>>>

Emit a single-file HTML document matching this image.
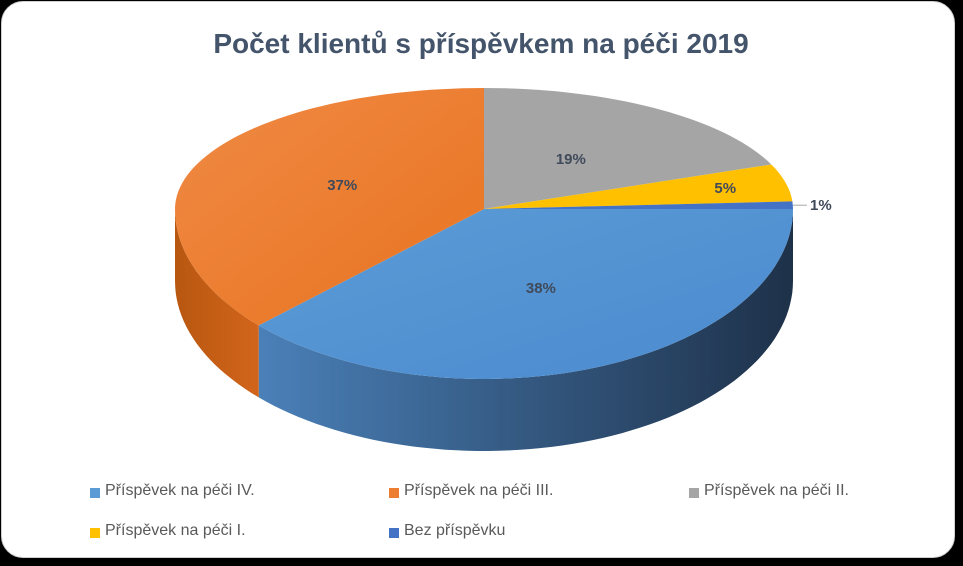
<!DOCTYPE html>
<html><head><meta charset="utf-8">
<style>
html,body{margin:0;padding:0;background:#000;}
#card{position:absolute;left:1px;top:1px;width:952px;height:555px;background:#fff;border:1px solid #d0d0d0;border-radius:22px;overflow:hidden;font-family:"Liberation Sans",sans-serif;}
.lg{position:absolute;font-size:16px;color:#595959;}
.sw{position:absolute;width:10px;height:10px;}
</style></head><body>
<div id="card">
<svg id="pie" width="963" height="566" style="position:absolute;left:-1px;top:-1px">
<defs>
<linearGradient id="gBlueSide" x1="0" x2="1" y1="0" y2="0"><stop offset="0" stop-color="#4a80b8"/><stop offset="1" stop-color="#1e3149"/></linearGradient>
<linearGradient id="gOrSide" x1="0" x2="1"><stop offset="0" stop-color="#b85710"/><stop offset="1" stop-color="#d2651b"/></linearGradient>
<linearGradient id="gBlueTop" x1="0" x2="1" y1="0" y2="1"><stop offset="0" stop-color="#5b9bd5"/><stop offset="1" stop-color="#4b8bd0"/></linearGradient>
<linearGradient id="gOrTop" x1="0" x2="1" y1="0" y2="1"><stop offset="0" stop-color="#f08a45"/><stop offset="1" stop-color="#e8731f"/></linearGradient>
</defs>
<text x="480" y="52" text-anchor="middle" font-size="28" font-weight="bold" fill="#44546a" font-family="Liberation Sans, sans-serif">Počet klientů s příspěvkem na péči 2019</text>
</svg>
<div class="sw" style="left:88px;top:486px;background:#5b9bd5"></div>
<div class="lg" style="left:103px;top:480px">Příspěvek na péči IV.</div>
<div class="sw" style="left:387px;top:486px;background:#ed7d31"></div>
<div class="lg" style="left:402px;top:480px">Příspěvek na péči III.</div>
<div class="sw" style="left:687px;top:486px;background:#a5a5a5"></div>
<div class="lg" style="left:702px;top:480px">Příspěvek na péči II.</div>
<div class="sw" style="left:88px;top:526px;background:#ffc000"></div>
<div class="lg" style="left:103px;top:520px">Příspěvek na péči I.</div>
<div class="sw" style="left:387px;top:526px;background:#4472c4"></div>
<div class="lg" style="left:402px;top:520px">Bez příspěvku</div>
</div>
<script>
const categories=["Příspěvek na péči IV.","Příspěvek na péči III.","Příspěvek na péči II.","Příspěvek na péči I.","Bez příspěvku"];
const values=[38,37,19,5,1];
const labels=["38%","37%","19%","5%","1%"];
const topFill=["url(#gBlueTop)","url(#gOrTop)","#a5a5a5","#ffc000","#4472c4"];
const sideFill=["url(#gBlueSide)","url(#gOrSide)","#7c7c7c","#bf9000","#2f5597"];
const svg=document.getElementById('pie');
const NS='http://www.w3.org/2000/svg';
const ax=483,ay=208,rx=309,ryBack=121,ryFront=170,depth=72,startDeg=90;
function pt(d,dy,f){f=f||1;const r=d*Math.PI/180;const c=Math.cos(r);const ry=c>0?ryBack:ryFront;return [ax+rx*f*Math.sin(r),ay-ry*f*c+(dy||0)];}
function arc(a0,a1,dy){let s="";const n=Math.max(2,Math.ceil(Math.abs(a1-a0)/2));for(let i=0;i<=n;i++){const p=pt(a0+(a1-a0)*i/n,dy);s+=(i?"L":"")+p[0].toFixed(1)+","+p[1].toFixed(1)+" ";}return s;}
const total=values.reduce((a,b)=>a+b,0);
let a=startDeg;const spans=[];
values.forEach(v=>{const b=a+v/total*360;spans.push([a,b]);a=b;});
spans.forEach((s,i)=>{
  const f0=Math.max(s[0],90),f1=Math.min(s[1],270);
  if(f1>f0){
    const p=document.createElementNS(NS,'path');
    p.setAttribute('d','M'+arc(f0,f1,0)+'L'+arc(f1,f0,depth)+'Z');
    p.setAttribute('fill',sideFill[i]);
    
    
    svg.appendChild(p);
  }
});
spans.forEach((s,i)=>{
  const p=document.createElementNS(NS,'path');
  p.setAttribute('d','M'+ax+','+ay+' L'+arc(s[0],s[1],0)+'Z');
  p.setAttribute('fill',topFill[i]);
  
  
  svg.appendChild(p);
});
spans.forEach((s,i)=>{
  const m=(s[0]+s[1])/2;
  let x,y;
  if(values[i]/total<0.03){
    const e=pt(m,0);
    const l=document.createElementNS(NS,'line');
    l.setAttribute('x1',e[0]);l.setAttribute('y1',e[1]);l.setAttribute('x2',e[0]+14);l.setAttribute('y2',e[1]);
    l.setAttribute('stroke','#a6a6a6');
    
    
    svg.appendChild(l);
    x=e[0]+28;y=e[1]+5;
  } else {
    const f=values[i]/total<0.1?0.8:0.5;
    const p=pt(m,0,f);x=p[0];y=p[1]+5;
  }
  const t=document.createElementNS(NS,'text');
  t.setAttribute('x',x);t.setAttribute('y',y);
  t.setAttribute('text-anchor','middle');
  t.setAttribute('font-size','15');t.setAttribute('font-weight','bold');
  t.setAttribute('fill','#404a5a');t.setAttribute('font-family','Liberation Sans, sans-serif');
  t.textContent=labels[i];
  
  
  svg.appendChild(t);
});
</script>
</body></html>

<<<

### GOAL OF THE EXERCISE
Write out the material above once more, exactly as it reads, with no pictures.

### SOLUTION
Emit a single-file HTML document matching this image.
<!DOCTYPE html>
<html><head><meta charset="utf-8">
<style>
html,body{margin:0;padding:0;background:#000;}
#card{position:absolute;left:1px;top:1px;width:952px;height:555px;background:#fff;border:1px solid #d0d0d0;border-radius:22px;overflow:hidden;font-family:"Liberation Sans",sans-serif;}
.lg{position:absolute;font-size:16px;color:#595959;}
.sw{position:absolute;width:10px;height:10px;}
</style></head><body>
<div id="card">
<svg id="pie" width="963" height="566" style="position:absolute;left:-1px;top:-1px">
<defs>
<linearGradient id="gBlueSide" x1="0" x2="1" y1="0" y2="0"><stop offset="0" stop-color="#4a80b8"/><stop offset="1" stop-color="#1e3149"/></linearGradient>
<linearGradient id="gOrSide" x1="0" x2="1"><stop offset="0" stop-color="#b85710"/><stop offset="1" stop-color="#d2651b"/></linearGradient>
<linearGradient id="gBlueTop" x1="0" x2="1" y1="0" y2="1"><stop offset="0" stop-color="#5b9bd5"/><stop offset="1" stop-color="#4b8bd0"/></linearGradient>
<linearGradient id="gOrTop" x1="0" x2="1" y1="0" y2="1"><stop offset="0" stop-color="#f08a45"/><stop offset="1" stop-color="#e8731f"/></linearGradient>
</defs>
<text x="480" y="52" text-anchor="middle" font-size="28" font-weight="bold" fill="#44546a" font-family="Liberation Sans, sans-serif">Počet klientů s příspěvkem na péči 2019</text>
</svg>
<div class="sw" style="left:88px;top:486px;background:#5b9bd5"></div>
<div class="lg" style="left:103px;top:480px">Příspěvek na péči IV.</div>
<div class="sw" style="left:387px;top:486px;background:#ed7d31"></div>
<div class="lg" style="left:402px;top:480px">Příspěvek na péči III.</div>
<div class="sw" style="left:687px;top:486px;background:#a5a5a5"></div>
<div class="lg" style="left:702px;top:480px">Příspěvek na péči II.</div>
<div class="sw" style="left:88px;top:526px;background:#ffc000"></div>
<div class="lg" style="left:103px;top:520px">Příspěvek na péči I.</div>
<div class="sw" style="left:387px;top:526px;background:#4472c4"></div>
<div class="lg" style="left:402px;top:520px">Bez příspěvku</div>
</div>
<script>
const categories=["Příspěvek na péči IV.","Příspěvek na péči III.","Příspěvek na péči II.","Příspěvek na péči I.","Bez příspěvku"];
const values=[38,37,19,5,1];
const labels=["38%","37%","19%","5%","1%"];
const topFill=["url(#gBlueTop)","url(#gOrTop)","#a5a5a5","#ffc000","#4472c4"];
const sideFill=["url(#gBlueSide)","url(#gOrSide)","#7c7c7c","#bf9000","#2f5597"];
const svg=document.getElementById('pie');
const NS='http://www.w3.org/2000/svg';
const ax=483,ay=208,rx=309,ryBack=121,ryFront=170,depth=72,startDeg=90;
function pt(d,dy,f){f=f||1;const r=d*Math.PI/180;const c=Math.cos(r);const ry=c>0?ryBack:ryFront;return [ax+rx*f*Math.sin(r),ay-ry*f*c+(dy||0)];}
function arc(a0,a1,dy){let s="";const n=Math.max(2,Math.ceil(Math.abs(a1-a0)/2));for(let i=0;i<=n;i++){const p=pt(a0+(a1-a0)*i/n,dy);s+=(i?"L":"")+p[0].toFixed(1)+","+p[1].toFixed(1)+" ";}return s;}
const total=values.reduce((a,b)=>a+b,0);
let a=startDeg;const spans=[];
values.forEach(v=>{const b=a+v/total*360;spans.push([a,b]);a=b;});
spans.forEach((s,i)=>{
  const f0=Math.max(s[0],90),f1=Math.min(s[1],270);
  if(f1>f0){
    const p=document.createElementNS(NS,'path');
    p.setAttribute('d','M'+arc(f0,f1,0)+'L'+arc(f1,f0,depth)+'Z');
    p.setAttribute('fill',sideFill[i]);
    
    
    svg.appendChild(p);
  }
});
spans.forEach((s,i)=>{
  const p=document.createElementNS(NS,'path');
  p.setAttribute('d','M'+ax+','+ay+' L'+arc(s[0],s[1],0)+'Z');
  p.setAttribute('fill',topFill[i]);
  
  
  svg.appendChild(p);
});
spans.forEach((s,i)=>{
  const m=(s[0]+s[1])/2;
  let x,y;
  if(values[i]/total<0.03){
    const e=pt(m,0);
    const l=document.createElementNS(NS,'line');
    l.setAttribute('x1',e[0]);l.setAttribute('y1',e[1]);l.setAttribute('x2',e[0]+14);l.setAttribute('y2',e[1]);
    l.setAttribute('stroke','#a6a6a6');
    
    
    svg.appendChild(l);
    x=e[0]+28;y=e[1]+5;
  } else {
    const f=values[i]/total<0.1?0.8:0.5;
    const p=pt(m,0,f);x=p[0];y=p[1]+5;
  }
  const t=document.createElementNS(NS,'text');
  t.setAttribute('x',x);t.setAttribute('y',y);
  t.setAttribute('text-anchor','middle');
  t.setAttribute('font-size','15');t.setAttribute('font-weight','bold');
  t.setAttribute('fill','#404a5a');t.setAttribute('font-family','Liberation Sans, sans-serif');
  t.textContent=labels[i];
  
  
  svg.appendChild(t);
});
</script>
</body></html>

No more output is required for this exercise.